La constitution de cette liste unique, basée sur les résultats de chaque parti au premier tour de la présidentielle, n’a toutefois pas été de tout repos. Le mouvement du président s’y taillant la part du lion, les dents ont grincé dans les autres partis. Même à l’APR, les mécontents sont nombreux depuis qu’ils savent que le perchoir est promis à Niasse, que Macky Sall tient en grande estime. Un des principaux lieutenants de ce dernier, le très volubile Moustapha Cissé Lô, s’en est offusqué de manière peu mesurée ces dernières semaines, avant de se faire rappeler à l’ordre par le boss lui-même.
« Ces vaguelettes n’ont rien à voir avec la tempête que vit l’opposition », qui part aux élections en rangs dispersés, veut se rassurer un collaborateur du président. Rien à voir, non plus, avec les obstacles qui attendent le gouvernement dans les prochains mois. Dans un contexte financier tendu, il faudra bientôt préparer le budget 2013 – et donc arbitrer, un exercice dans lequel le président n’excelle pas – et résorber les retards des paiements au secteur privé accumulés avant les élections.
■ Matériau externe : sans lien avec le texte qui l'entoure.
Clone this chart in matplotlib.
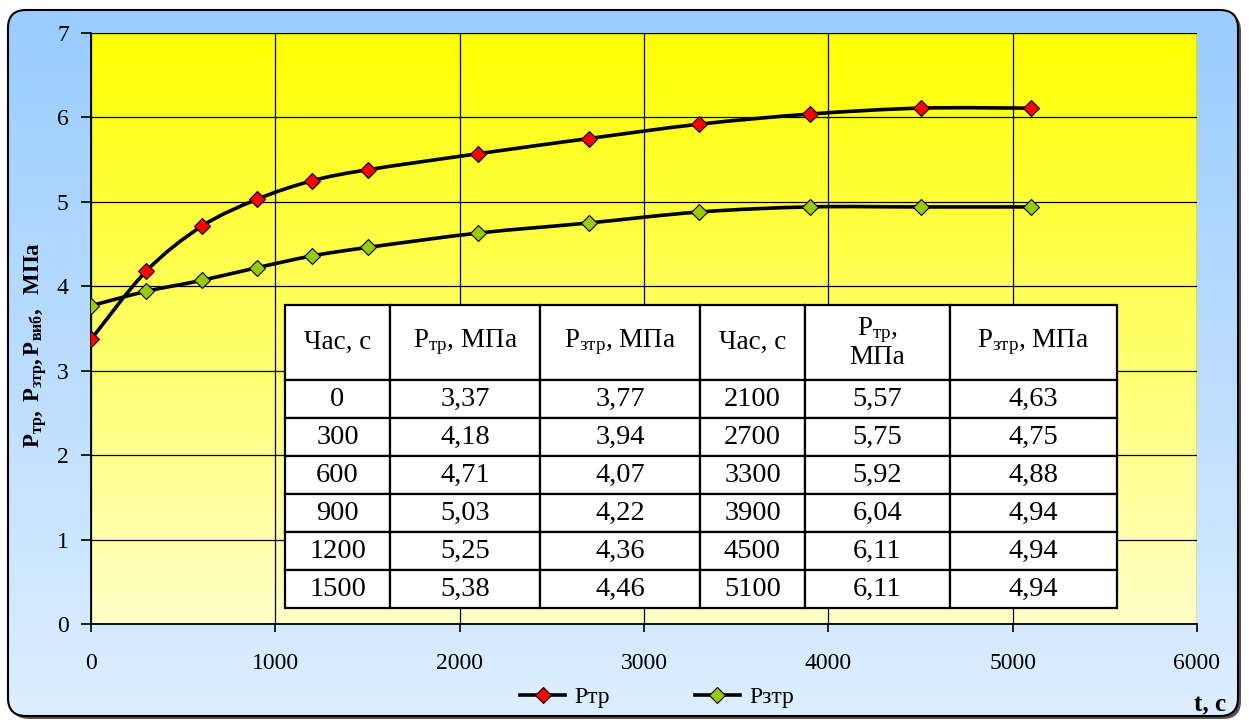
import numpy as np
import matplotlib
matplotlib.use('Agg')
import matplotlib.pyplot as plt
from matplotlib.patches import FancyBboxPatch, PathPatch
from matplotlib.path import Path
from matplotlib.colors import LinearSegmentedColormap

# ---------------- data ----------------
time_s = [0, 300, 600, 900, 1200, 1500, 2100, 2700, 3300, 3900, 4500, 5100]
p_tr = [3.37, 4.18, 4.71, 5.03, 5.25, 5.38, 5.57, 5.75, 5.92, 6.04, 6.11, 6.11]
p_ztr = [3.77, 3.94, 4.07, 4.22, 4.36, 4.46, 4.63, 4.75, 4.88, 4.94, 4.94, 4.94]
series_names = ['Ртр', 'Рзтр']
x_ticks = [0, 1000, 2000, 3000, 4000, 5000, 6000]
y_ticks = [0, 1, 2, 3, 4, 5, 6, 7]
table_header = ['Час, с', 'P$_{\\mathrm{тр}}$, МПа', 'P$_{\\mathrm{зтр}}$, МПа',
                'Час, с', 'P$_{\\mathrm{тр}}$,\nМПа', 'P$_{\\mathrm{зтр}}$, МПа']

plt.rcParams['font.family'] = ['Liberation Serif', 'DejaVu Serif']
plt.rcParams['mathtext.fontset'] = 'custom'
plt.rcParams['mathtext.rm'] = 'Liberation Serif'
plt.rcParams['mathtext.it'] = 'Liberation Serif:italic'
plt.rcParams['mathtext.bf'] = 'Liberation Serif:bold'

W, H = 1249, 720
fig = plt.figure(figsize=(W / 100, H / 100), dpi=100)
fig.patch.set_facecolor('white')

# ---------------- rounded gradient background ----------------
bg = fig.add_axes([0, 0, 1, 1], zorder=-10)
bg.set_xlim(0, W)
bg.set_ylim(H, 0)
bg.axis('off')
shadow = FancyBboxPatch((11, 13), 1230, 706, boxstyle='round,pad=0,rounding_size=18',
                        facecolor='#555555', edgecolor='none')
bg.add_patch(shadow)
box = FancyBboxPatch((8, 10), 1230, 706, boxstyle='round,pad=0,rounding_size=18',
                     facecolor='none', edgecolor='black', linewidth=1.5, zorder=3)
bg.add_patch(box)
blue_cmap = LinearSegmentedColormap.from_list('b', ['#99CCFF', '#DDEEFF'])
grad = np.linspace(0, 1, 256).reshape(-1, 1)
im = bg.imshow(grad, extent=[8, 1238, 716, 10], cmap=blue_cmap, aspect='auto', zorder=2)
clip = FancyBboxPatch((8, 10), 1230, 706, boxstyle='round,pad=0,rounding_size=18',
                      facecolor='none', edgecolor='none', transform=bg.transData)
im.set_clip_path(clip)

# ---------------- main axes ----------------
ax = fig.add_axes([91 / W, 1 - 624 / H, (1197 - 91) / W, (624 - 33) / H])
ax.set_xlim(0, 6000)
ax.set_ylim(0, 7)
yel_cmap = LinearSegmentedColormap.from_list('y', ['#FFFF00', '#FFFFC8'])
ax.imshow(grad, extent=[0, 6000, 0, 7], cmap=yel_cmap, aspect='auto', zorder=0)
ax.set_aspect('auto')
ax.set_axisbelow(True)
ax.grid(True, color='black', linewidth=0.9)
for s in ['top', 'right']:
    ax.spines[s].set_visible(False)
for s in ['left', 'bottom']:
    ax.spines[s].set_linewidth(1.3)
ax.set_xticks(x_ticks)
ax.set_yticks(y_ticks)
ax.tick_params(axis='x', direction='out', length=6, width=1.2, pad=15, labelsize=17)
ax.tick_params(axis='y', direction='out', length=7, width=1.2, pad=9, labelsize=17)


def smooth_path(xs, ys):
    pts = np.column_stack([xs, ys]).astype(float)
    verts = [tuple(pts[0])]
    codes = [Path.MOVETO]
    n = len(pts)
    for i in range(n - 1):
        p0 = pts[i - 1] if i > 0 else pts[i]
        p1 = pts[i]
        p2 = pts[i + 1]
        p3 = pts[i + 2] if i + 2 < n else pts[i + 1]
        c1 = p1 + (p2 - p0) / 6.0
        c2 = p2 - (p3 - p1) / 6.0
        verts += [tuple(c1), tuple(c2), tuple(p2)]
        codes += [Path.CURVE4] * 3
    return Path(verts, codes)


for ys, col, name in [(p_tr, '#FF0000', series_names[0]), (p_ztr, '#99CC00', series_names[1])]:
    ax.add_patch(PathPatch(smooth_path(time_s, ys), facecolor='none', edgecolor='black',
                           linewidth=2.6, zorder=3))
    ax.plot(time_s, ys, linestyle='none', marker='D', markersize=8.5,
            markerfacecolor=col, markeredgecolor='black', markeredgewidth=0.8, zorder=4)
    ax.plot([], [], color='black', linewidth=2.6, marker='D', markersize=8.5,
            markerfacecolor=col, markeredgecolor='black', markeredgewidth=0.8, label=name)

# ---------------- table ----------------
rows = []
for i in range(6):
    j = i + 6
    rows.append([str(time_s[i]), f'{p_tr[i]:.2f}'.replace('.', ','), f'{p_ztr[i]:.2f}'.replace('.', ','),
                 str(time_s[j]), f'{p_tr[j]:.2f}'.replace('.', ','), f'{p_ztr[j]:.2f}'.replace('.', ',')])
col_px = [105, 150, 160, 105, 145, 167]
tot = sum(col_px)
tbl = ax.table(cellText=rows, colLabels=table_header, colWidths=[c / tot for c in col_px],
               cellLoc='center', bbox=[194 / 1106, 16 / 591, 832 / 1106, 303 / 591], zorder=5)
tbl.auto_set_font_size(False)
for (r, c), cell in tbl.get_celld().items():
    cell.set_facecolor('white')
    cell.set_edgecolor('black')
    cell.set_linewidth(1.6)
    cell.set_height(75 if r == 0 else 38)
    cell.get_text().set_fontsize(20.5 if r > 0 else 19.5)
    if r == 0:
        cell.get_text().set_linespacing(1.0)

# ---------------- labels & legend ----------------
fig.text(36 / W, 1 - 345 / H,
         r'$\mathbf{P}_{\mathbf{тр}}\mathbf{,\ P}_{\mathbf{зтр}}\mathbf{,P}_{\mathbf{виб}}\mathbf{,\ \ МПа}$',
         rotation=90, ha='center', va='center', fontsize=16.5)
fig.text(1226 / W, 1 - 705 / H, 't, с', fontsize=18, fontweight='bold', ha='right', va='center')
fig.legend(loc='center', bbox_to_anchor=(657 / W, 1 - 697 / H), ncol=2, frameon=False,
           fontsize=17, handlelength=1.9, columnspacing=3.6, handletextpad=0.4)

fig.savefig('out.png', dpi=100)
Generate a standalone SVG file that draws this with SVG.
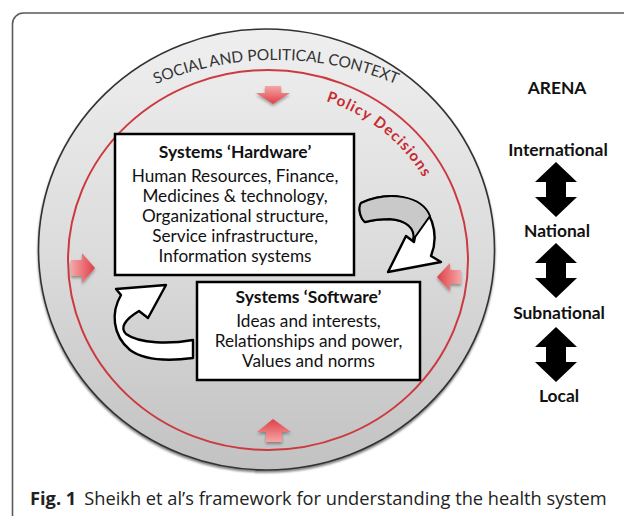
<svg xmlns="http://www.w3.org/2000/svg" width="624" height="516" viewBox="0 0 624 516">
  <defs>
    <linearGradient id="discFill" x1="0" y1="0" x2="0" y2="1">
      <stop offset="0" stop-color="#efefef"/>
      <stop offset="0.5" stop-color="#dcdcdc"/>
      <stop offset="1" stop-color="#c2c2c2"/>
    </linearGradient>
    <linearGradient id="redV" x1="0" y1="0" x2="0" y2="1">
      <stop offset="0" stop-color="#f6a5a6"/>
      <stop offset="1" stop-color="#de3f45"/>
    </linearGradient>
    <linearGradient id="redV2" x1="0" y1="1" x2="0" y2="0">
      <stop offset="0" stop-color="#f6a5a6"/>
      <stop offset="1" stop-color="#de3f45"/>
    </linearGradient>
    <linearGradient id="redH" x1="0" y1="0" x2="1" y2="0">
      <stop offset="0" stop-color="#f6a5a6"/>
      <stop offset="1" stop-color="#de3f45"/>
    </linearGradient>
    <linearGradient id="redH2" x1="1" y1="0" x2="0" y2="0">
      <stop offset="0" stop-color="#f6a5a6"/>
      <stop offset="1" stop-color="#de3f45"/>
    </linearGradient>
    <filter id="shadow" x="-20%" y="-20%" width="140%" height="140%">
      <feDropShadow dx="0" dy="2" stdDeviation="1.5" flood-color="#000" flood-opacity="0.35"/>
    </filter>
    <filter id="discShadow" x="-10%" y="-10%" width="120%" height="120%">
      <feDropShadow dx="0" dy="2" stdDeviation="1.2" flood-color="#000" flood-opacity="0.5"/>
    </filter>
    <path id="socialArc" d="M 121,101.5 A 310 310 0 0 1 431,101.5"/>
    <path id="policyArc" d="M 326,101 A 178 168 0 0 1 446,260"/>
  </defs>
  <style>
    .frame { fill: none; stroke: #5a5a5a; stroke-width: 1.6; }
    .box { fill: #ffffff; stroke: #000000; stroke-width: 2.5; }
    .title { font-family: Lato, "Liberation Sans", sans-serif; font-weight: bold; font-size: 17.5px; fill: #111; text-anchor: middle; }
    .body { font-family: Lato, "Liberation Sans", sans-serif; font-size: 17.2px; fill: #111; text-anchor: middle; }
    .arena { font-family: Lato, "Liberation Sans", sans-serif; font-weight: bold; font-size: 17.4px; fill: #111; text-anchor: middle; }
    .social { font-family: Lato, "Liberation Sans", sans-serif; font-size: 15.5px; fill: #333; }
    .policy { font-family: Lato, "Liberation Sans", sans-serif; font-weight: bold; font-size: 15px; fill: #c62a32; letter-spacing: 1.2px; }
    .curl { fill: #ffffff; stroke: #000; stroke-width: 2.4; stroke-linejoin: round; }
    .curlShade { fill: #c9c9c9; stroke: #000; stroke-width: 2; stroke-linejoin: round; }
    .dbl { fill: #000; }
    .caption { font-family: "Open Sans", "Liberation Sans", sans-serif; font-size: 18.25px; fill: #222; }
  </style>

  <rect width="624" height="516" fill="#ffffff"/>
  <path class="frame" d="M 12.5,516 V 24 A 11 11 0 0 1 23.5,13 H 624"/>

  <g id="context">
    <ellipse cx="266.5" cy="249.5" rx="228" ry="220.5" fill="url(#discFill)" stroke="#333" stroke-width="1.6" filter="url(#discShadow)"/>
    <text class="social"><textPath href="#socialArc" startOffset="50%" text-anchor="middle">SOCIAL AND POLITICAL CONTEXT</textPath></text>
  </g>

  <g id="policy-decisions">
    <ellipse cx="268" cy="260" rx="200" ry="190" fill="none" stroke="#cc3a40" stroke-width="2"/>
    <text class="policy"><textPath href="#policyArc">Policy Decisions</textPath></text>
  </g>

  <g id="policy-arrows" filter="url(#shadow)">
    <polygon points="265,86 281,86 281,93 290,93 273,104 256,93 265,93" fill="url(#redV)"/>
    <polygon points="266,442 282,442 282,432 291,432 273,419 257,432 266,432" fill="url(#redV2)"/>
    <polygon points="71,260 82,260 82,253 95,268 82,283 82,276 71,276" fill="url(#redH)"/>
    <polygon points="461,270 450,270 450,263 437,277 450,291 450,284 461,284" fill="url(#redH2)"/>
  </g>

  <g id="connectors">
    <g id="curl-hw-to-sw">
      <path class="curl" d="M 361,203 C 390,190 422,196 432,222 C 436,234 435,246 431,256 L 441,262 L 388,272 L 406,236 L 414,242 C 418,228 405,220 390,219 C 380,219 372,220 365,222 C 360,218 358,208 361,203 Z"/>
      <path class="curlShade" d="M 361,203 C 390,190 422,196 430,216 L 413,240 C 416,228 405,220 390,219 C 380,219 372,220 365,222 C 360,218 358,208 361,203 Z"/>
    </g>
    <g id="curl-sw-to-hw">
      <path class="curl" d="M 193,340 C 170,344 140,344 126,334 C 120,328 124,320 139,311 L 148,318 L 166,285 L 116,289 L 121,295 C 111,312 112,335 130,350 C 145,361 170,361 193,358 Z"/>
    </g>
  </g>

  <g id="hardware">
    <rect class="box" x="115" y="134" width="239" height="141"/>
    <text class="title" x="235" y="158">Systems ‘Hardware’</text>
    <text class="body" x="235" y="182">Human Resources, Finance,</text>
    <text class="body" x="235" y="202">Medicines &amp; technology,</text>
    <text class="body" x="235" y="222">Organizational structure,</text>
    <text class="body" x="235" y="242">Service infrastructure,</text>
    <text class="body" x="235" y="262">Information systems</text>
  </g>

  <g id="software">
    <rect class="box" x="197" y="282" width="223" height="98"/>
    <text class="title" x="308.5" y="303">Systems ‘Software’</text>
    <text class="body" x="308.5" y="327">Ideas and interests,</text>
    <text class="body" x="308.5" y="347">Relationships and power,</text>
    <text class="body" x="308.5" y="367">Values and norms</text>
  </g>

  <g id="arena">
    <text class="arena" x="557" y="94">ARENA</text>
    <text class="arena" x="558" y="156">International</text>
    <polygon class="dbl" points="556,162 577,182 566,182 566,197 577,197 556,217 535,197 546,197 546,182 535,182"/>
    <text class="arena" x="557" y="237">National</text>
    <polygon class="dbl" points="556,243 577,263 566,263 566,278 577,278 556,298 535,278 546,278 546,263 535,263"/>
    <text class="arena" x="559" y="319">Subnational</text>
    <polygon class="dbl" points="556,327 577,347 566,347 566,362 577,362 556,382 535,362 546,362 546,347 535,347"/>
    <text class="arena" x="559" y="402">Local</text>
  </g>

  <g id="caption">
    <text class="caption" x="30" y="505"><tspan font-weight="bold">Fig. 1</tspan><tspan dx="8">Sheikh et al’s framework for understanding the health system</tspan></text>
  </g>
</svg>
Il faudra aussi résoudre la question énergétique (le plan Takkal mis en place par l’ancien gouvernement pour mettre fin aux délestages coûte très cher au pays), faire face aux premières inondations dans les banlieues, ouvrir le dialogue avec les indépendantistes casamançais, annoncer des mesures concrètes pour la jeunesse… « L’épreuve du pouvoir ne commencera qu’à la rentrée », reconnaît-on au Palais. La parenthèse enchantée des élections sera refermée. La patience des Sénégalais ne sera plus qu’un lointain souvenir.